Простите и прощайте.
Анна».
***
Ночной участок был пуст, как и полагается в провинции. Дежурный сладко спал, положив голову на руки. Анна миновала его на цыпочках, но могла бы не беспокоиться – разбудить городового могло бы лишь нечто из ряда вон выходящее. Например, приближение полицмейстера.
Она прошла по коридору в единственный кабинет, где горела лампа. Приоткрыла незапертую дверь. Штольман спал сидя, неудобно откинувшись на спинку стула. Ворот рубашки был распахнут, рукава закатаны, сюртук лежал на соседнем столе. Анну накрыло дежа-вю.

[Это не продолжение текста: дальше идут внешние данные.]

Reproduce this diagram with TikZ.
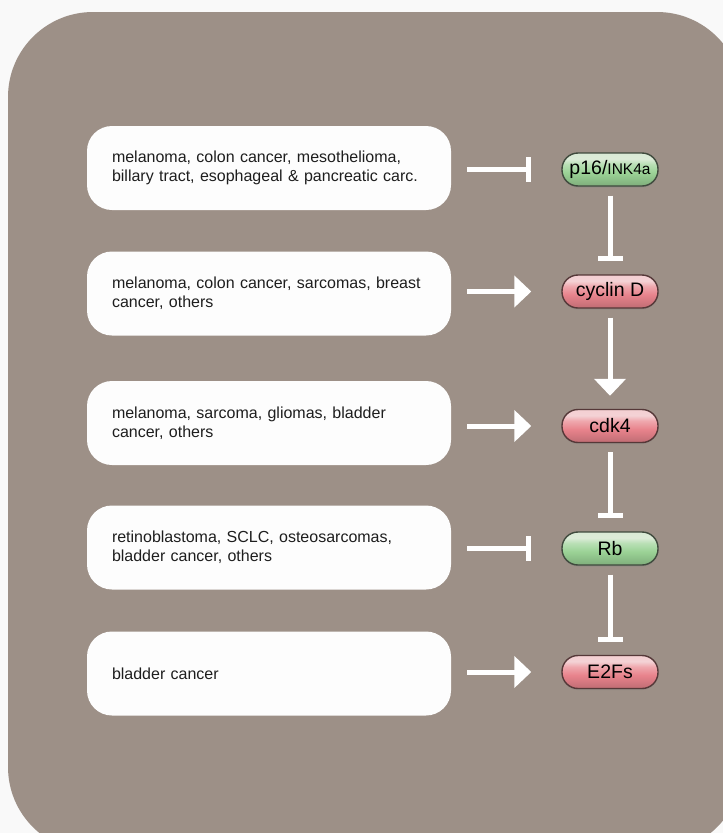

Нестерпимо захотелось подойти, коснуться его, как тогда. Но нельзя, нельзя! Иначе решимость и вовсе растает.
Анна подкралась к столу и положила конверт прямо перед Штольманом, рядом с его обнаженной рукой. Затаив дыхание, начала отступать. Внезапно половица под ее каблуком предательски крякнула. Словно в ответ, над столом взвился короткий столбик пламени – письмо полыхнуло алым и зеленым и исчезло. Анна не сумела сдержать вскрик. Штольман подскочил на стуле, тряхнул головой. Она прижала руку к губам, но отступать было поздно – он заметил ее.
Распахнулись и изумленно дрогнули ресницы. В глубине глаз еще метались тени сновидений, но вот взгляд прояснился, стал горячим и радостным. Сопротивляться ему было невозможно. Анна замерла.
Он встал, машинально одернув жилетку, и потянулся к ней так же, как она к нему. Анна собрала всю свою волю и выговорила:
- Дмитрий Платонович…
Голубые глаза изумленно расширились.
- Почему Дмитрий?
Отредактировано АнонимФ (09.09.2025 00:32)


И как изящно всё завершилось! Пишите ещё, будем ждать новых работ!